ISBN:978-4-86387-158-8
120頁/サイズ:B5
発売日:2022/1/11
発行所:(株)美巧社
著者:橋詰 茂
瀬戸内海を視点とした歴史発見の旅への誘い
瀬戸内海は原始古代の時代より、西国と畿内を結ぶ海の大動脈として、多くの物資や人が往来していた。海の時代と呼ばれた中世、全国に名を知らしめた近世の廻船など、それは瀬戸内海との関わりから生み出されたものである。瀬戸内海地域には、漁労・製塩・水運など海に携わる多くの人々が存在し、活発な活動を行い旺盛な生活力を持っていた。そこでは船を利用して、新たな技術や文化・信仰が各地へ広がっていく。それを受け入れた人々は、新たな生活様式を生み出していくのである。

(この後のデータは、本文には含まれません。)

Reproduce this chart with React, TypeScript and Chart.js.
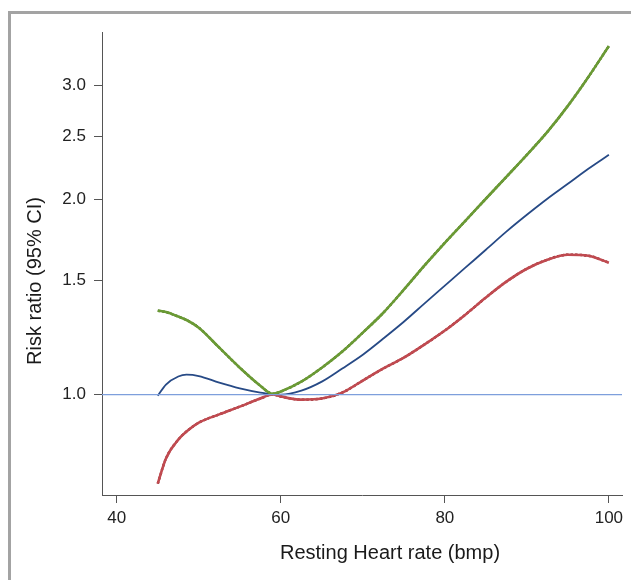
import React, { useEffect, useRef } from "react";
import { Chart, registerables } from "chart.js";

Chart.register(...registerables);

// Resting heart rate (bpm)
const heartRate = [45, 46, 47.5, 48.5, 50, 52.5, 55, 57.5, 59, 60, 62.5, 65, 67.5, 70, 72.5, 75, 77.5, 80, 82.5, 85, 87.5, 90, 92.5, 95, 97.5, 100];
// Risk ratio – central estimate
const rrCentral = [0.996, 1.036, 1.066, 1.073, 1.068, 1.043, 1.022, 1.007, 1.002, 1.0, 1.014, 1.047, 1.097, 1.152, 1.220, 1.295, 1.381, 1.472, 1.569, 1.672, 1.783, 1.893, 2.004, 2.113, 2.229, 2.342];
// Upper 95% CI
const rrUpper = [1.347, 1.340, 1.319, 1.303, 1.268, 1.181, 1.100, 1.032, 1.003, 1.011, 1.047, 1.100, 1.165, 1.246, 1.337, 1.451, 1.580, 1.714, 1.853, 2.004, 2.166, 2.342, 2.541, 2.787, 3.088, 3.447];
// Lower 95% CI
const rrLower = [0.729, 0.797, 0.852, 0.877, 0.905, 0.932, 0.958, 0.986, 1.0, 0.993, 0.982, 0.986, 1.007, 1.051, 1.097, 1.140, 1.194, 1.255, 1.328, 1.411, 1.493, 1.563, 1.614, 1.643, 1.637, 1.597];

const xTicks = [40, 60, 80, 100];
const yTicks = [1.0, 1.5, 2.0, 2.5, 3.0];
const xMin = 38.2;
const xMax = 101.6;
const yMin = 0.7;
const yMax = 3.62;
const referenceValue = 1.0;

const xTitle = "Resting Heart rate (bmp)";
const yTitle = "Risk ratio (95% CI)";

const FONT = "'Liberation Sans', Arial, Helvetica, sans-serif";

export default function App() {
  const canvasRef = useRef<HTMLCanvasElement | null>(null);

  useEffect(() => {
    const canvas = canvasRef.current;
    if (!canvas) return;
    const pts = (arr: number[]) => heartRate.map((x, i) => ({ x, y: arr[i] }));

    const titlePlugin = {
      id: "axisTitles",
      afterDraw(chart: any) {
        const ctx = chart.ctx;
        ctx.save();
        ctx.fillStyle = "#1a1a1a";
        ctx.font = `20px ${FONT}`;
        ctx.textAlign = "center";
        ctx.textBaseline = "middle";
        ctx.fillText(xTitle, 379, 539);
        ctx.translate(24, 267);
        ctx.rotate(-Math.PI / 2);
        ctx.fillText(yTitle, 0, 0);
        ctx.restore();
      },
    };

    const curve = { pointRadius: 0, cubicInterpolationMode: "monotone" };

    const chart = new Chart(canvas, {
      type: "line",
      data: {
        datasets: [
          {
            data: [
              { x: xMin, y: referenceValue },
              { x: xMax, y: referenceValue },
            ],
            borderColor: "#7e9fdc",
            borderWidth: 1.3,
            pointRadius: 0,
          },
          { data: pts(rrUpper), borderColor: "#6a9a34", borderWidth: 2.6, ...curve },
          { data: pts(rrUpper), borderColor: "#2e5608", borderWidth: 2.4, borderDash: [2.5, 2], ...curve },
          { data: pts(rrLower), borderColor: "#c04a50", borderWidth: 2.6, ...curve },
          { data: pts(rrLower), borderColor: "#7f1016", borderWidth: 2.4, borderDash: [2.5, 2], ...curve },
          { data: pts(rrCentral), borderColor: "#274a86", borderWidth: 1.8, ...curve },
        ],
      },
      options: {
        animation: false,
        responsive: false,
        devicePixelRatio: 1,
        layout: { padding: { left: 0, right: 9, top: 15, bottom: 0 } },
        plugins: {
          legend: { display: false },
          tooltip: { enabled: false },
          title: { display: false },
        },
        scales: {
          x: {
            type: "linear",
            min: xMin,
            max: xMax,
            afterBuildTicks: (s: any) => {
              s.ticks = xTicks.map((v) => ({ value: v }));
            },
            afterFit: (s: any) => {
              s.height = 85;
            },
            grid: {
              drawOnChartArea: false,
              drawTicks: true,
              tickLength: 8,
              tickColor: "#555",
              tickWidth: 1,
            },
            border: { display: true, color: "#555", width: 1 },
            ticks: {
              color: "#222",
              font: { family: FONT, size: 17 },
              padding: 5,
              maxRotation: 0,
              autoSkip: false,
              callback: (v: any) => String(v),
            },
          },
          y: {
            type: "logarithmic",
            min: yMin,
            max: yMax,
            afterBuildTicks: (s: any) => {
              s.ticks = yTicks.map((v) => ({ value: v }));
            },
            afterFit: (s: any) => {
              s.width = 91;
            },
            grid: {
              drawOnChartArea: false,
              drawTicks: true,
              tickLength: 8,
              tickColor: "#555",
              tickWidth: 1,
            },
            border: { display: true, color: "#555", width: 1 },
            ticks: {
              color: "#222",
              font: { family: FONT, size: 17 },
              padding: 8,
              autoSkip: false,
              callback: (v: any) => Number(v).toFixed(1),
            },
          },
        },
      },
      plugins: [titlePlugin],
    } as any);

    return () => chart.destroy();
  }, []);

  return (
    <div
      style={{
        position: "fixed",
        left: 8,
        top: 11,
        right: 0,
        bottom: 0,
        borderLeft: "3px solid #a3a3a3",
        borderTop: "3px solid #a3a3a3",
        background: "#fff",
        overflow: "hidden",
      }}
    >
      <canvas
        ref={canvasRef}
        width={620}
        height={566}
        style={{ position: "absolute", left: 0, top: 0, width: 620, height: 566 }}
      />
    </div>
  );
}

島は不便な地域と思われがちだが、それは島外で生活している現代人の身勝手な考え方に過ぎない。船は海を利用してどこへでも移動できる便利なものである。そのため島にはその島独自の歴史的文化が生まれ、現代にいきずいている。また、その船が係留するために各地に港が開かれ、多くの人々が集住する。そこには政治・経済・文化などあらゆるものによって新たな町並が形成されていった。今に残る港町はその時代に誕生したのである。
我々は便利さを追求したがために、古き時代の良さを年々失い続けているように感じる。その古き時代を今一度訪ね、中近世の瀬戸内海地域の様相を垣間見てみたい。瀬戸内海に浮かぶ島々と、海を取り巻く周辺の港を舞台として、その地域の自然的景観と歴史的過程、またそこに住した人々の生活様式を見つめ直していきたい。そして、そこから現代に生きる我々のこれからの生き様を考えてみたい。瀬戸内海の島で生まれ育った筆者は、常に島への愛着を持っている。当初は、住する讃岐だけの予定であったが、讃岐と深い関わりを持つ瀬戸内周辺地域を取り上げることとした。
さぁ、それでは新たな歴史発見の旅に出立しよう。